### WHAT YOU SHOULD DO
Look at the data below and print exactly the lines from its first line through the line with "-8000, -8000, -8000];"; the pictures stay out of the copy.
--
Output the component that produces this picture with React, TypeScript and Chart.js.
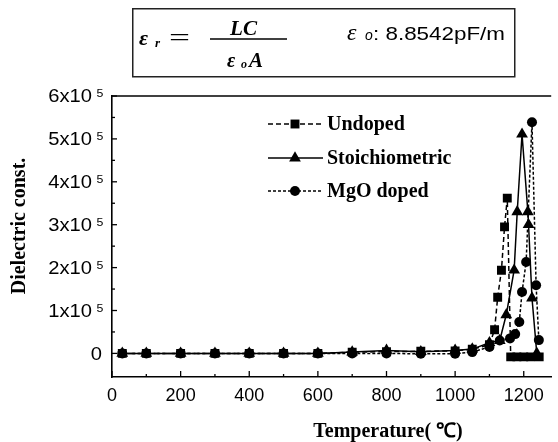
import React, { useEffect, useRef } from 'react';
import { Chart, registerables } from 'chart.js';

Chart.register(...registerables);

// ---- data (temperature in °C, dielectric constant) ----
const undopedTemp = [30, 100, 200, 300, 400, 500, 600, 700, 800, 900, 1000, 1050, 1100, 1115, 1124, 1135, 1144, 1152, 1162, 1180, 1200, 1220, 1245];
const undopedValue = [0, 0, 0, 0, 0, 0, 0, 3000, 4000, 5000, 6000, 10000, 20000, 55000, 131000, 194000, 295000, 362000, -8000, -8000, -8000, -8000, -8000];

const stoichTemp = [30, 100, 200, 300, 400, 500, 600, 700, 800, 900, 1000, 1050, 1100, 1130, 1149, 1172, 1181, 1195, 1212, 1214, 1224, 1238];
const stoichValue = [0, 0, 0, 0, 0, 0, 0, 3000, 7000, 4000, 7000, 10000, 25000, 30000, 90000, 194000, 330000, 511000, 330000, 300000, 129000, 0];

const mgoTemp = [30, 100, 200, 300, 400, 500, 600, 700, 800, 900, 1000, 1050, 1100, 1130, 1160, 1175, 1187, 1195, 1207, 1224, 1236, 1244];
const mgoValue = [0, 0, 0, 0, 0, 0, 0, 0, 0, -1000, -1000, 3000, 15000, 30000, 35000, 45000, 73000, 143000, 213000, 539000, 159000, 31000];

const seriesNames = ['Undoped', 'Stoichiometric', 'MgO doped'];
const xTickValues = [0, 200, 400, 600, 800, 1000, 1200];
const yTickMultiples = [0, 1, 2, 3, 4, 5, 6]; // x 10^5
const yTickLabels = ['0', '1x10', '2x10', '3x10', '4x10', '5x10', '6x10'];
const yTickExponent = '5';
const xTitle = 'Temperature( \u2103)';
const yTitle = 'Dielectric const.';

const toPoints = (t: number[], v: number[]) => t.map((x, i) => ({ x, y: v[i] }));

const SERIF = '"Liberation Serif", "Times New Roman", serif';
const SANS = '"Liberation Sans", Arial, sans-serif';

function drawMarker(ctx: CanvasRenderingContext2D, style: string, x: number, y: number, r: number) {
  ctx.beginPath();
  if (style === 'rect') {
    const s = Math.SQRT1_2 * r;
    ctx.rect(x - s, y - s, 2 * s, 2 * s);
  } else if (style === 'triangle') {
    ctx.moveTo(x, y - r);
    ctx.lineTo(x + r * 0.866, y + r * 0.5);
    ctx.lineTo(x - r * 0.866, y + r * 0.5);
    ctx.closePath();
  } else {
    ctx.arc(x, y, r, 0, Math.PI * 2);
  }
  ctx.fill();
}

const decorPlugin = {
  id: 'decor',
  afterDraw(chart: any) {
    const ctx: CanvasRenderingContext2D = chart.ctx;
    const { left, right, top, bottom } = chart.chartArea;
    const xs = chart.scales.x;
    const ys = chart.scales.y;
    ctx.save();
    ctx.strokeStyle = '#000';
    ctx.fillStyle = '#000';
    // frame: top line
    ctx.lineWidth = 1.6;
    ctx.beginPath();
    ctx.moveTo(left, top);
    ctx.lineTo(right, top);
    ctx.stroke();
    // inward ticks on x
    ctx.lineWidth = 1.3;
    for (let v = 0; v <= 1200; v += 100) {
      const px = xs.getPixelForValue(v);
      const len = v % 200 === 0 ? 6 : 3;
      ctx.beginPath();
      ctx.moveTo(px, bottom);
      ctx.lineTo(px, bottom - len);
      ctx.stroke();
    }
    // inward ticks on y
    for (let v = 0; v <= 600000; v += 50000) {
      const py = ys.getPixelForValue(v);
      const len = v % 100000 === 0 ? 5 : 3;
      ctx.beginPath();
      ctx.moveTo(left, py);
      ctx.lineTo(left + len, py);
      ctx.stroke();
    }
    // y tick labels with superscript exponent
    const sx = 1.12;
    yTickMultiples.forEach((m, i) => {
      const py = ys.getPixelForValue(m * 100000);
      const base = py + 6.4;
      ctx.textBaseline = 'alphabetic';
      ctx.textAlign = 'right';
      ctx.font = '18px ' + SANS;
      if (m === 0) {
        ctx.save();
        ctx.translate(102, base);
        ctx.scale(sx, 1);
        ctx.fillText(yTickLabels[i], 0, 0);
        ctx.restore();
      } else {
        ctx.save();
        ctx.translate(92, base);
        ctx.scale(sx, 1);
        ctx.fillText(yTickLabels[i], 0, 0);
        ctx.restore();
        ctx.font = '11px ' + SANS;
        ctx.textAlign = 'left';
        ctx.save();
        ctx.translate(96.5, base - 5);
        ctx.scale(sx, 1);
        ctx.fillText(yTickExponent, 0, 0);
        ctx.restore();
      }
    });
    // axis titles
    ctx.font = 'bold 20px ' + SERIF;
    ctx.textAlign = 'center';
    ctx.textBaseline = 'middle';
    ctx.fillText(xTitle, 388, 432);
    ctx.save();
    ctx.translate(20, 226);
    ctx.rotate(-Math.PI / 2);
    ctx.fillText(yTitle, 0, 0);
    ctx.restore();
    // legend
    const rows = [124, 158, 191];
    chart.data.datasets.forEach((ds: any, i: number) => {
      const y = rows[i];
      ctx.save();
      ctx.lineWidth = 1.4;
      ctx.setLineDash(ds.borderDash || []);
      ctx.beginPath();
      ctx.moveTo(268, y);
      ctx.lineTo(323, y);
      ctx.stroke();
      ctx.restore();
      drawMarker(ctx, ds.pointStyle, 295, y, ds.pointRadius);
      ctx.font = 'bold 20px ' + SERIF;
      ctx.textAlign = 'left';
      ctx.textBaseline = 'middle';
      ctx.fillText(seriesNames[i], 327, y + 1);
    });
    ctx.restore();
  },
};

export default function App() {
  const canvasRef = useRef<HTMLCanvasElement | null>(null);

  useEffect(() => {
    if (!canvasRef.current) return;
    const common = {
      borderColor: '#000',
      backgroundColor: '#000',
      pointBackgroundColor: '#000',
      pointBorderColor: '#000',
      pointBorderWidth: 0,
      borderWidth: 1.5,
      tension: 0,
      fill: false,
    };
    const chart = new Chart(canvasRef.current, {
      type: 'line',
      data: {
        datasets: [
          { ...common, label: seriesNames[0], data: toPoints(undopedTemp, undopedValue), pointStyle: 'rect', pointRadius: 6.3, borderDash: [5, 3] },
          { ...common, label: seriesNames[1], data: toPoints(stoichTemp, stoichValue), pointStyle: 'triangle', pointRadius: 6.8 },
          { ...common, label: seriesNames[2], data: toPoints(mgoTemp, mgoValue), pointStyle: 'circle', pointRadius: 5 , borderDash: [3, 2] },
        ],
      },
      options: {
        animation: false,
        responsive: false,
        maintainAspectRatio: false,
        layout: { padding: { top: 96, right: 1, left: 0, bottom: 0 } },
        plugins: { legend: { display: false }, tooltip: { enabled: false } },
        scales: {
          x: {
            type: 'linear',
            min: 0,
            max: 1280,
            afterFit: (s: any) => { s.height = 65; },
            afterBuildTicks: (s: any) => { s.ticks = xTickValues.map((v) => ({ value: v })); },
            ticks: {
              color: '#000',
              font: { family: SANS, size: 18 },
              padding: 8,
              maxRotation: 0,
              autoSkip: false,
              callback: (v: any) => String(v),
            },
            grid: { display: false, drawTicks: false },
            border: { display: true, color: '#000', width: 1.6 },
          },
          y: {
            type: 'linear',
            min: -55000,
            max: 600000,
            afterFit: (s: any) => { s.width = 112; },
            ticks: { display: false },
            grid: { display: false, drawTicks: false },
            border: { display: true, color: '#000', width: 1.6 },
          },
        },
      } as any,
      plugins: [decorPlugin],
    });
    return () => chart.destroy();
  }, []);

  return (
    <div style={{ position: 'absolute', left: 0, top: 0, width: 558, height: 442, background: '#fff' }}>
      <canvas ref={canvasRef} width={558} height={442} style={{ display: 'block', position: 'absolute', left: 0, top: 0 }} />
      <svg width={558} height={82} style={{ position: 'absolute', left: 0, top: 0 }}>
        <rect x={132.75} y={8.75} width={382} height={68} fill="none" stroke="#222" strokeWidth={1.5} />
        <text x={139} y={45} fontFamily={SERIF} fontStyle="italic" fontWeight="bold" fontSize={22}>ε</text>
        <text x={155} y={47} fontFamily={SERIF} fontStyle="italic" fontWeight="bold" fontSize={13}>r</text>
        <text x={169} y={45} fontFamily={SERIF} fontSize={24} textLength={21} lengthAdjust="spacingAndGlyphs">=</text>
        <text x={230} y={35} fontFamily={SERIF} fontStyle="italic" fontWeight="bold" fontSize={20} textLength={27} lengthAdjust="spacingAndGlyphs">LC</text>
        <line x1={210} y1={39} x2={287} y2={39} stroke="#000" strokeWidth={1.5} />
        <text x={227} y={67} fontFamily={SERIF} fontStyle="italic" fontWeight="bold" fontSize={20}>ε</text>
        <text x={241} y={68} fontFamily={SERIF} fontStyle="italic" fontWeight="bold" fontSize={12}>o</text>
        <text x={249} y={67} fontFamily={SERIF} fontStyle="italic" fontWeight="bold" fontSize={21}>A</text>
        <text x={347} y={40} fontFamily={SERIF} fontStyle="italic" fontSize={24}>ε</text>
        <text x={365} y={40} fontFamily={SANS} fontStyle="italic" fontSize={14}>o</text>
        <text x={373} y={40} fontFamily={SANS} fontSize={19} textLength={132} lengthAdjust="spacingAndGlyphs">: 8.8542pF/m</text>
      </svg>
    </div>
  );
}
--
### RESPONSE TO THIS TASK
Output the component that produces this picture with React, TypeScript and Chart.js.
import React, { useEffect, useRef } from 'react';
import { Chart, registerables } from 'chart.js';

Chart.register(...registerables);

// ---- data (temperature in °C, dielectric constant) ----
const undopedTemp = [30, 100, 200, 300, 400, 500, 600, 700, 800, 900, 1000, 1050, 1100, 1115, 1124, 1135, 1144, 1152, 1162, 1180, 1200, 1220, 1245];
const undopedValue = [0, 0, 0, 0, 0, 0, 0, 3000, 4000, 5000, 6000, 10000, 20000, 55000, 131000, 194000, 295000, 362000, -8000, -8000, -8000, -8000, -8000];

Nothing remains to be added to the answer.